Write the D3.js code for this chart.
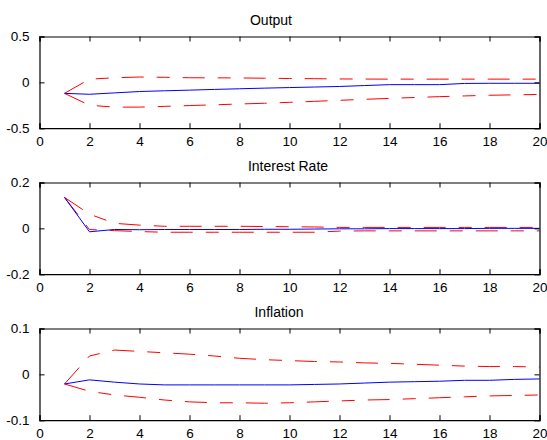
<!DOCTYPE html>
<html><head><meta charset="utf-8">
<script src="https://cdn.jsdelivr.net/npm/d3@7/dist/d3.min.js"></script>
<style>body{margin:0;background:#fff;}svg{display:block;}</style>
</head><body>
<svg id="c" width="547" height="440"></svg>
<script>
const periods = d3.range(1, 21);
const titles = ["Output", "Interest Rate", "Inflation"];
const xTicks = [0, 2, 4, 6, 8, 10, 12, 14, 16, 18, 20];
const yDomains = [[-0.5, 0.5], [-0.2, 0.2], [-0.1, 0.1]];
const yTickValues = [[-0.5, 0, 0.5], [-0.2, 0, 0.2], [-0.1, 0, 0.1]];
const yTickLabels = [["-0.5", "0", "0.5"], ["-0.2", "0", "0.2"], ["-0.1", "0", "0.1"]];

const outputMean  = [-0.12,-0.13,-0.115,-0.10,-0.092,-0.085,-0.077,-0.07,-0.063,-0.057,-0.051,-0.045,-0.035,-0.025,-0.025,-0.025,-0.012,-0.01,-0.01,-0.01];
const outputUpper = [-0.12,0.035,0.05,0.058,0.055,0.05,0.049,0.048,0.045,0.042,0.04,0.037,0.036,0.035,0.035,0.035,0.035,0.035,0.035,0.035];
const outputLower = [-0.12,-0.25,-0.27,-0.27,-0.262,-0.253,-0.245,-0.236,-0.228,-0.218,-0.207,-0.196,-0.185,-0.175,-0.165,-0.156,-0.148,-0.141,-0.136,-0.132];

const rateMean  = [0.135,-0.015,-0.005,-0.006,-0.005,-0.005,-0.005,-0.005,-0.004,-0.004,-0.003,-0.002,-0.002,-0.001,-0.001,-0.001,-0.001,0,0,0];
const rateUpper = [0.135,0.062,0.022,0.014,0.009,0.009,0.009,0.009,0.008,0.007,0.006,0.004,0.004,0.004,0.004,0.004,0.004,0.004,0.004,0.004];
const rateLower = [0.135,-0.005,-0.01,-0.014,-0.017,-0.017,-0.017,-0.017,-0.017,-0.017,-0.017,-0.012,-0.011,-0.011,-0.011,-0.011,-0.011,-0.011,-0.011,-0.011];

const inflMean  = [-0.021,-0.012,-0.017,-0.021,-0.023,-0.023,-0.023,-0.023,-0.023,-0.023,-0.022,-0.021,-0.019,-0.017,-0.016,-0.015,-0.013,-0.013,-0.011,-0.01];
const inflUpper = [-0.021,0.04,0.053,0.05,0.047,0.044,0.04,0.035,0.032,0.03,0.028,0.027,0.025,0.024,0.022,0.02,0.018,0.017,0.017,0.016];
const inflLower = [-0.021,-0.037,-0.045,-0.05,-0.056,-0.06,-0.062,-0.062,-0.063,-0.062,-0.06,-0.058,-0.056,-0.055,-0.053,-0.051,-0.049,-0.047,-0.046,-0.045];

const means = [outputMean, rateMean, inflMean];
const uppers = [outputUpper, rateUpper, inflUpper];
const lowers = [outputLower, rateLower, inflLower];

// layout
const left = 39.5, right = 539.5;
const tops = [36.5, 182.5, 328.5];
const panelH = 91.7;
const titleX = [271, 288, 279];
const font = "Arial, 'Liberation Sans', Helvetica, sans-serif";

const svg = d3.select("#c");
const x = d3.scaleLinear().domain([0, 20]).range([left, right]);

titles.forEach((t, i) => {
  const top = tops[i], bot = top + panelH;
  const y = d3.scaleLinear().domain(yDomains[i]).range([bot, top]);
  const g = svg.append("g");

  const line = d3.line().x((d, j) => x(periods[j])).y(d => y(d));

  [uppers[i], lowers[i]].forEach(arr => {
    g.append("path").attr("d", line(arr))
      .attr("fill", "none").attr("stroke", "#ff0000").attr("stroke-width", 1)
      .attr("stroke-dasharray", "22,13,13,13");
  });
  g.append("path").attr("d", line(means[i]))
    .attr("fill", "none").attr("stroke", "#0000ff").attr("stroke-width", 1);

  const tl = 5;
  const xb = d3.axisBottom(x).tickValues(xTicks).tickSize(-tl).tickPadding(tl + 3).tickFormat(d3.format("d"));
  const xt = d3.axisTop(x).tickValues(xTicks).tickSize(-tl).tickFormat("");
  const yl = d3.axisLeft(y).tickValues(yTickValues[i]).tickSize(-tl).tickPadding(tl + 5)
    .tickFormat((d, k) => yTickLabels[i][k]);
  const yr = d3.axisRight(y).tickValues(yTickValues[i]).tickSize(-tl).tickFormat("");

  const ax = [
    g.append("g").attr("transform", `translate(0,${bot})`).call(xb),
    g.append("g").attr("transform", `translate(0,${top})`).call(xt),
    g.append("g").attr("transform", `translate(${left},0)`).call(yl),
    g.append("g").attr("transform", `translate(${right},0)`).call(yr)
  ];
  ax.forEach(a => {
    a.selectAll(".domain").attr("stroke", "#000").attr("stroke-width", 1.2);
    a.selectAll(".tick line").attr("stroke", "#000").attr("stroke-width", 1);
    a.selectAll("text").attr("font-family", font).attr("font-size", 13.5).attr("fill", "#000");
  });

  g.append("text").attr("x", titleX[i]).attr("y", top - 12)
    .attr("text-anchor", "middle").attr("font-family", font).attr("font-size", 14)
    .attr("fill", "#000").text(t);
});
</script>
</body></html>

• **WRITTEN INSTRUCTION**
From start to finish, output the listing exactly, but omit its pictures.

• **CORRECT RESPONSE**
Write the D3.js code for this chart.
<!DOCTYPE html>
<html><head><meta charset="utf-8">
<script src="https://cdn.jsdelivr.net/npm/d3@7/dist/d3.min.js"></script>
<style>body{margin:0;background:#fff;}svg{display:block;}</style>
</head><body>
<svg id="c" width="547" height="440"></svg>
<script>
const periods = d3.range(1, 21);
const titles = ["Output", "Interest Rate", "Inflation"];
const xTicks = [0, 2, 4, 6, 8, 10, 12, 14, 16, 18, 20];
const yDomains = [[-0.5, 0.5], [-0.2, 0.2], [-0.1, 0.1]];
const yTickValues = [[-0.5, 0, 0.5], [-0.2, 0, 0.2], [-0.1, 0, 0.1]];
const yTickLabels = [["-0.5", "0", "0.5"], ["-0.2", "0", "0.2"], ["-0.1", "0", "0.1"]];

const outputMean  = [-0.12,-0.13,-0.115,-0.10,-0.092,-0.085,-0.077,-0.07,-0.063,-0.057,-0.051,-0.045,-0.035,-0.025,-0.025,-0.025,-0.012,-0.01,-0.01,-0.01];
const outputUpper = [-0.12,0.035,0.05,0.058,0.055,0.05,0.049,0.048,0.045,0.042,0.04,0.037,0.036,0.035,0.035,0.035,0.035,0.035,0.035,0.035];
const outputLower = [-0.12,-0.25,-0.27,-0.27,-0.262,-0.253,-0.245,-0.236,-0.228,-0.218,-0.207,-0.196,-0.185,-0.175,-0.165,-0.156,-0.148,-0.141,-0.136,-0.132];

const rateMean  = [0.135,-0.015,-0.005,-0.006,-0.005,-0.005,-0.005,-0.005,-0.004,-0.004,-0.003,-0.002,-0.002,-0.001,-0.001,-0.001,-0.001,0,0,0];
const rateUpper = [0.135,0.062,0.022,0.014,0.009,0.009,0.009,0.009,0.008,0.007,0.006,0.004,0.004,0.004,0.004,0.004,0.004,0.004,0.004,0.004];
const rateLower = [0.135,-0.005,-0.01,-0.014,-0.017,-0.017,-0.017,-0.017,-0.017,-0.017,-0.017,-0.012,-0.011,-0.011,-0.011,-0.011,-0.011,-0.011,-0.011,-0.011];

const inflMean  = [-0.021,-0.012,-0.017,-0.021,-0.023,-0.023,-0.023,-0.023,-0.023,-0.023,-0.022,-0.021,-0.019,-0.017,-0.016,-0.015,-0.013,-0.013,-0.011,-0.01];
const inflUpper = [-0.021,0.04,0.053,0.05,0.047,0.044,0.04,0.035,0.032,0.03,0.028,0.027,0.025,0.024,0.022,0.02,0.018,0.017,0.017,0.016];
const inflLower = [-0.021,-0.037,-0.045,-0.05,-0.056,-0.06,-0.062,-0.062,-0.063,-0.062,-0.06,-0.058,-0.056,-0.055,-0.053,-0.051,-0.049,-0.047,-0.046,-0.045];

const means = [outputMean, rateMean, inflMean];
const uppers = [outputUpper, rateUpper, inflUpper];
const lowers = [outputLower, rateLower, inflLower];

// layout
const left = 39.5, right = 539.5;
const tops = [36.5, 182.5, 328.5];
const panelH = 91.7;
const titleX = [271, 288, 279];
const font = "Arial, 'Liberation Sans', Helvetica, sans-serif";

const svg = d3.select("#c");
const x = d3.scaleLinear().domain([0, 20]).range([left, right]);

titles.forEach((t, i) => {
  const top = tops[i], bot = top + panelH;
  const y = d3.scaleLinear().domain(yDomains[i]).range([bot, top]);
  const g = svg.append("g");

  const line = d3.line().x((d, j) => x(periods[j])).y(d => y(d));

  [uppers[i], lowers[i]].forEach(arr => {
    g.append("path").attr("d", line(arr))
      .attr("fill", "none").attr("stroke", "#ff0000").attr("stroke-width", 1)
      .attr("stroke-dasharray", "22,13,13,13");
  });
  g.append("path").attr("d", line(means[i]))
    .attr("fill", "none").attr("stroke", "#0000ff").attr("stroke-width", 1);

  const tl = 5;
  const xb = d3.axisBottom(x).tickValues(xTicks).tickSize(-tl).tickPadding(tl + 3).tickFormat(d3.format("d"));
  const xt = d3.axisTop(x).tickValues(xTicks).tickSize(-tl).tickFormat("");
  const yl = d3.axisLeft(y).tickValues(yTickValues[i]).tickSize(-tl).tickPadding(tl + 5)
    .tickFormat((d, k) => yTickLabels[i][k]);
  const yr = d3.axisRight(y).tickValues(yTickValues[i]).tickSize(-tl).tickFormat("");

  const ax = [
    g.append("g").attr("transform", `translate(0,${bot})`).call(xb),
    g.append("g").attr("transform", `translate(0,${top})`).call(xt),
    g.append("g").attr("transform", `translate(${left},0)`).call(yl),
    g.append("g").attr("transform", `translate(${right},0)`).call(yr)
  ];
  ax.forEach(a => {
    a.selectAll(".domain").attr("stroke", "#000").attr("stroke-width", 1.2);
    a.selectAll(".tick line").attr("stroke", "#000").attr("stroke-width", 1);
    a.selectAll("text").attr("font-family", font).attr("font-size", 13.5).attr("fill", "#000");
  });

  g.append("text").attr("x", titleX[i]).attr("y", top - 12)
    .attr("text-anchor", "middle").attr("font-family", font).attr("font-size", 14)
    .attr("fill", "#000").text(t);
});
</script>
</body></html>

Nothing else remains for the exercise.